1 环境描述
os:

db: Oracle Rac 11.2.0.4.
2. 平台缩容后,集群无法启动
2024年8月16日,按照上级部门的指示,维护方做了如下的缩容:
CPU: 80c --> 60c
内存: 256g -->192g
3. 查询集群的相关报错信息

关键报错信息:unable to escalate to real time
从上面的ocssd日志中可以看到ocssd进程启动时无法得到较高的优先级,无法启动到real time。
4. 排除是不是缩容导致的
让维护方将上述资源还原回去,发现故障一样,说明故障和缩容无关。
5.排除安全软件titanagent的可能性
由于之前遇到过titanagent.service会导致集群无法启动的故障,禁用掉titanagent.service后,问题依然存在。
6. 故障的最终解决
最终解决思路来自以下2个案例,对其中的命令做了一点改动,扩大搜索目录:
https://support.hpe.com/hpesc/public/docDisplay?docId=emr_na-a00069245en_us
https://blog.itpub.net/23825935/viewspace-2917179/
查询文章提及的两个数值,分别是101和/user.slice,说明系统已经开启了CPU Accounting。
[root@xxx02 ~]# find /sys -name cpu.rt_runtime_us|wc -l
101
[root@xxx02 ~]# grep cpuacct /proc/$$/cgroup
3:cpu,cpuacct:/user.slice
我们相信,应该是某些软件因为设置了CPU相关的设置,隐式打开了CPU accounting,使用以下修改后的命令进行搜索:
[root@xxx02 ~]# find /etc /usr/lib/systemd -type f | xargs grep -e CPUAccounting -e CPUWeight -e StartupCPUWeight -e CPUShares -e StartupCPUShares -e CPUQuota |grep -v -e :# -e "^Binary file"
find返回如下3个文件:
/etc/systemd/system.control/collection_agent.service.d/50-CPUQuota.conf:CPUQuota=400%
匹配到二进制文件 /usr/lib/systemd/libsystemd-shared-243.so
匹配到二进制文件 /usr/lib/systemd/systemd
查看/etc/systemd/system.control/collection_agent.service.d/50-CPUQuota.conf配置文件:
CPUQuota=400% --此配置开启了CPUAccounting
RAC CSSD进程无法启动到real time模式,而RAC CSSD无法启动是因为系统中collection_agent这个服务开启了CPUAccounting导致。当CPUAccounting参数enabled时,将不能创建real-time进程。

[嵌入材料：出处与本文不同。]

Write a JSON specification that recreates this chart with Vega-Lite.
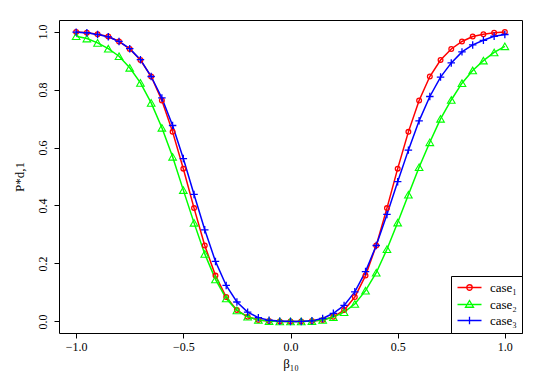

经过咨询,collection_agent为近期部署数据库审计的agent。
将此collection_agent服务禁用后,重启系统后,集群可以正常启动。
systemctl list-unit-files|grep collection_agent
--禁用collection_agent服务
systemctl disable collection_agent
systemctl list-unit-files|grep collection_agent
systemctl status collection_agent
systemctl stop collection_agent
--以下为实操过程:
[root@xxx02 ~]# systemctl list-unit-files|grep collection_agent
collection_agent.service enabled
[root@xxx02 ~]# systemctl disable collection_agent
Removed /etc/systemd/system/multi-user.target.wants/collection_agent.service.
[root@xxx02 ~]# systemctl list-unit-files|grep collection_agent
collection_agent.service disabled
[root@xxx02 ~]#
[root@xxx02 ~]# systemctl status collection_agent
● collection_agent.service - collection agent service
Loaded: loaded (/usr/lib/systemd/system/collection_agent.service; disabled; vendor preset: disabled)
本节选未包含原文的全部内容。